Please transcribe the data below exactly. Leave the pictures out.

## [Source excerpt]
◆ ◆ ◆ ◆ ◆ ◆ ◆

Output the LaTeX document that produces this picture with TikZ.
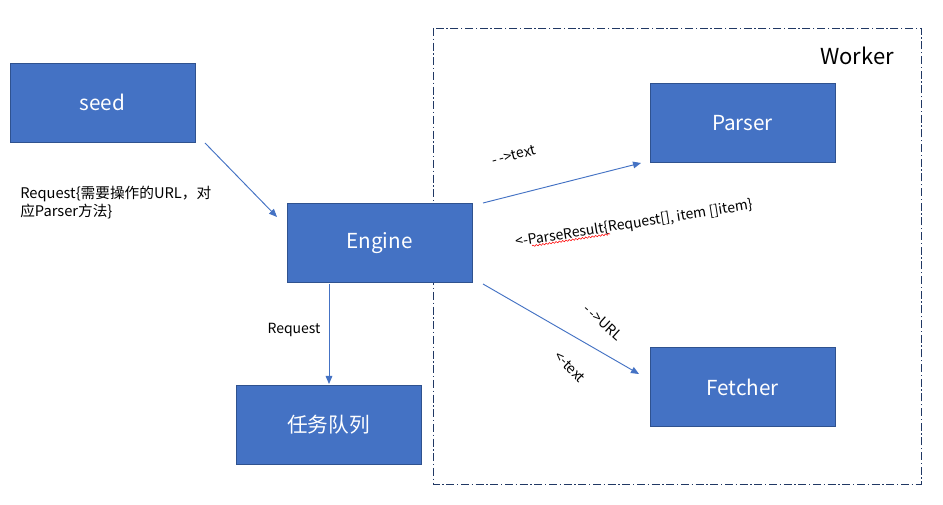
\documentclass[tikz,border=0pt]{standalone}
\usepackage{fontspec}
\setmainfont{Noto Sans CJK SC}
\usetikzlibrary{arrows.meta,decorations.pathmorphing}
\definecolor{boxfill}{HTML}{4472C4}
\definecolor{boxline}{HTML}{2F528F}
\definecolor{arrowc}{HTML}{4472C4}
\definecolor{framec}{HTML}{203864}
\tikzset{
  box/.style={draw=boxline, line width=0.6pt, fill=boxfill, text=white,
    minimum width=138.75pt, minimum height=59.25pt, inner sep=0pt,
    font=\fontsize{15.5}{18}\selectfont},
  conn/.style={draw=arrowc, line width=0.7pt, -{Triangle[length=6pt,width=5pt]}},
  lbl/.style={font=\fontsize{10.5}{13.5}\selectfont, text=black, inner sep=0pt},
}
\begin{document}
\begin{tikzpicture}[x=0.75pt,y=-0.75pt]
\useasboundingbox (0,0) rectangle (943,505);
\fill[white] (0,0) rectangle (943,505);
% worker frame
\draw[framec, line width=0.6pt, dash pattern=on 6pt off 2pt on 1pt off 2pt] (433,28) rectangle (921,484);
\node[font=\fontsize{16.5}{20}\selectfont, anchor=center] (worker) at (857,56) {Worker};
% boxes
\node[box] (seed) at (102.5,102.5) {seed};
\node[box] (engine) at (379.5,243) {Engine};
\node[box] (queue) at (328.5,424.5) {任务队列};
\node[box] (parser) at (742.5,123) {Parser};
\node[box] (fetcher) at (742.5,387) {Fetcher};
% connectors
\coordinate (s1) at (205,143);
\coordinate (e1) at (277,217);
\draw[conn] (s1) -- (e1);
\coordinate (eq1) at (329,284);
\coordinate (eq2) at (329,384);
\draw[conn] (eq1) -- (eq2);
\coordinate (ep1) at (483,203);
\coordinate (ep2) at (641,163);
\draw[conn] (ep1) -- (ep2);
\coordinate (ef1) at (483,284);
\coordinate (ef2) at (639,374);
\draw[conn] (ef1) -- (ef2);
% labels
\node[lbl, anchor=north west, align=left, font=\fontsize{11}{13.5}\selectfont] (reqlbl) at (20,186) {Request\{需要操作的URL，对\\应Parser方法\}};
\node[lbl] (req2) at (294,330) {Request};
\node[lbl, rotate=14] (t1) at (514,155) {-\,-{}>text};
\node[lbl, rotate=9] (t2) at (634,224) {<-{}ParseResult\{Request[], item []item\}};
\coordinate (w1) at (532,246);
\coordinate (w2) at (610,234);
\draw[red, line width=0.4pt, decorate, decoration={snake, amplitude=0.6pt, segment length=2.5pt}] (w1) -- (w2);
\node[lbl, rotate=-42] (t3) at (603,322) {-\,-{}>URL};
\node[lbl, rotate=-45] (t4) at (570,367) {<-{}text};
\end{tikzpicture}
\end{document}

◆ ◆ ◆ ◆ ◆ ◆ ◆

## [Solution for this task]
Output the LaTeX document that produces this picture with TikZ.
\documentclass[tikz,border=0pt]{standalone}
\usepackage{fontspec}
\setmainfont{Noto Sans CJK SC}
\usetikzlibrary{arrows.meta,decorations.pathmorphing}
\definecolor{boxfill}{HTML}{4472C4}
\definecolor{boxline}{HTML}{2F528F}
\definecolor{arrowc}{HTML}{4472C4}
\definecolor{framec}{HTML}{203864}
\tikzset{
  box/.style={draw=boxline, line width=0.6pt, fill=boxfill, text=white,
    minimum width=138.75pt, minimum height=59.25pt, inner sep=0pt,
    font=\fontsize{15.5}{18}\selectfont},
  conn/.style={draw=arrowc, line width=0.7pt, -{Triangle[length=6pt,width=5pt]}},
  lbl/.style={font=\fontsize{10.5}{13.5}\selectfont, text=black, inner sep=0pt},
}
\begin{document}
\begin{tikzpicture}[x=0.75pt,y=-0.75pt]
\useasboundingbox (0,0) rectangle (943,505);
\fill[white] (0,0) rectangle (943,505);
% worker frame
\draw[framec, line width=0.6pt, dash pattern=on 6pt off 2pt on 1pt off 2pt] (433,28) rectangle (921,484);
\node[font=\fontsize{16.5}{20}\selectfont, anchor=center] (worker) at (857,56) {Worker};
% boxes
\node[box] (seed) at (102.5,102.5) {seed};
\node[box] (engine) at (379.5,243) {Engine};
\node[box] (queue) at (328.5,424.5) {任务队列};
\node[box] (parser) at (742.5,123) {Parser};
\node[box] (fetcher) at (742.5,387) {Fetcher};
% connectors
\coordinate (s1) at (205,143);
\coordinate (e1) at (277,217);
\draw[conn] (s1) -- (e1);
\coordinate (eq1) at (329,284);
\coordinate (eq2) at (329,384);
\draw[conn] (eq1) -- (eq2);
\coordinate (ep1) at (483,203);
\coordinate (ep2) at (641,163);
\draw[conn] (ep1) -- (ep2);
\coordinate (ef1) at (483,284);
\coordinate (ef2) at (639,374);
\draw[conn] (ef1) -- (ef2);
% labels
\node[lbl, anchor=north west, align=left, font=\fontsize{11}{13.5}\selectfont] (reqlbl) at (20,186) {Request\{需要操作的URL，对\\应Parser方法\}};
\node[lbl] (req2) at (294,330) {Request};
\node[lbl, rotate=14] (t1) at (514,155) {-\,-{}>text};
\node[lbl, rotate=9] (t2) at (634,224) {<-{}ParseResult\{Request[], item []item\}};
\coordinate (w1) at (532,246);
\coordinate (w2) at (610,234);
\draw[red, line width=0.4pt, decorate, decoration={snake, amplitude=0.6pt, segment length=2.5pt}] (w1) -- (w2);
\node[lbl, rotate=-42] (t3) at (603,322) {-\,-{}>URL};
\node[lbl, rotate=-45] (t4) at (570,367) {<-{}text};
\end{tikzpicture}
\end{document}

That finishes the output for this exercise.